The economist Nouriel Roubini, who has worked at the White House, IMF, Federal Reserve and World Bank, has slammed blockchain in series of articles, tweets and public appearances, calling the distributed-ledger technology “nothing more than a glorified spreadsheet”.
Roubini, whose reputation is built on being one of the few mainstream economists to call the collapse of the US housing bubble in 2006, wrote in an article for Project Syndicate published on Monday:
“Blockchain has been heralded as a potential panacea for everything from poverty and famine to cancer. In fact, it is the most overhyped – and least useful – technology in human history.”
Referring to the fact that the valuation of Bitcoin has plummeted 65% in recent months, from a peak of $19,666 in late 2017, and to a study which reported that 80% of initial coin offerings (ICOs) in the same year were scams, the former central banker painted cryptocurrencies as a haven for financial fraudsters, oligarchs and organised crime:
“A few self-serving white men (there are hardly any women or minorities in the blockchain universe) pretending to be messiahs for the world’s impoverished, marginalized, and unbanked masses claim to have created billions of dollars of wealth out of nothing. But one need only consider the massive centralization of power among cryptocurrency “miners,” exchanges, developers, and wealth holders to see that blockchain is not about decentralization and democracy; it is about greed.”
The articles follow Roubini’s testimony to the US Senate’s Committee on Banking, Housing & Urban Affairs, in an October 11th hearing entitled “Exploring the Cryptocurrency and Blockchain Ecosystem”. In the hearing, Roubini insisted that there is a real revolution happening in the financial services industry and that it has nothing to do with blockchain. “It is a revolution built on artificial intelligence, big data, and the Internet of Things”, he said.

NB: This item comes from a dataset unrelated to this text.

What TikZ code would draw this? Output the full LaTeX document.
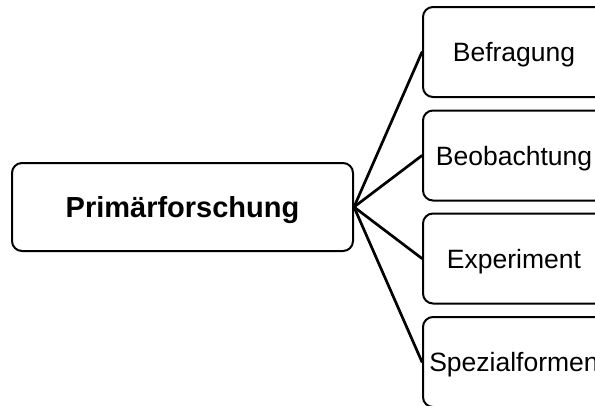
\documentclass[tikz,border=0pt]{standalone}
\usepackage{fontspec}
\setmainfont{Liberation Sans}
\begin{document}
\begin{tikzpicture}[x=1pt,y=-1pt,
  box/.style={draw=black,line width=2pt,rounded corners=10pt,fill=white,
    inner sep=0pt,align=center,text depth=0pt},
  mainbox/.style={box,minimum width=341pt,minimum height=88pt,
    font=\fontsize{29}{33}\selectfont\bfseries},
  subbox/.style={box,minimum width=182pt,minimum height=90pt,
    font=\fontsize{26.5}{30}\selectfont},
  link/.style={line width=2.7pt,line cap=round}]
  \useasboundingbox (0,0) rectangle (595,405);
  \clip (0,0) rectangle (595,405);
  \fill[white] (0,0) rectangle (595,405);

  % root and its four branches
  \node[mainbox] (root) at (182.5,207) {Primärforschung};
  \node[subbox] (b1) at (514,52)  {Befragung};
  \node[subbox] (b2) at (514,155.5) {Beobachtung};
  \node[subbox] (b3) at (514,258.5) {Experiment};
  \node[subbox] (b4) at (514,362) {Spezialformen};

  % connectors
  \foreach \n in {b1,b2,b3,b4}
    \draw[link] (root.east) -- (\n.west);
\end{tikzpicture}
\end{document}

Roubini also highlighted Bitcoin’s low transaction throughput and the energy intensiveness of the mining process, issues that Jim Bowes explored in an article for The Panoply earlier this year.
Presenting a contrasting view was Peter Van Valkenburgh, Director of Research at Coin Center, who told the committee that blockchain was a technology still in its infancy, and that teething problems are to be expected, as an account of the hearing in CoinTelegraph relates:
“Various kinds of human interactions, Van Valkenburgh maintained, are riddled with state or corporate chokepoints. Like the internet had removed such chokepoints from the realm of communication, blockchain’s promise is to do away with single points of failure that are inherent to other interaction systems’ designs – such as that of monetary transaction systems. Giant private corporations are increasingly prone to security failures, such as electronic bank robberies and massive personal data leaks. The rise of IoT makes such concerns even more grave, as even cars and pacers can now be targeted.”
Other defenders of blockchain have come forward to refute Roubini’s claim that distributed ledger technology is useless. In a Computerworld article, Vipul Goyal, from the Computer Science Department at Carnegie Mellon University, pointed to the blockchain-as-a-service (BaaS) offerings of Amazon, IBM, Microsoft and Oracle as proof that there are real-world applications:
“Any disruptive technology takes several years to play out, become mature and find its place in the world, he said. The internet, Goyal noted, needed a decade to gain traction, and AI took even more time. Even cloud computing took several years to catch on, he said.
“”I think one should be patient and give [blockchain] time to mature rather than pass a sweeping judgement without any technical understanding just based on the price of cryptocurrencies,” Goyal said.”
In the same article, Martha Bennett, a principal analyst at Forrester Research, said Roubini was overlooking some of blockchain’s key defining characteristics:
“For example, blockchain-based architectures provide the basis for exchanging data and automating processes in a shared infrastructure, without any single party being in charge, Bennett noted.
“”This, combined with the innovation opportunities inherent in the tokenization of digital and physical assets, means that we can build new business and trust models,” Bennett said via email. “However, we need to design these first; evidence to date suggests that this is going to be the hardest part.””
In more recent blockchain news, Forbes reported yesterday that a new study conducted by Accenture has shown that a private, permissioned blockchain can scale to meet the trading volumes of the US equity market, which sees over 100 million transactions per day.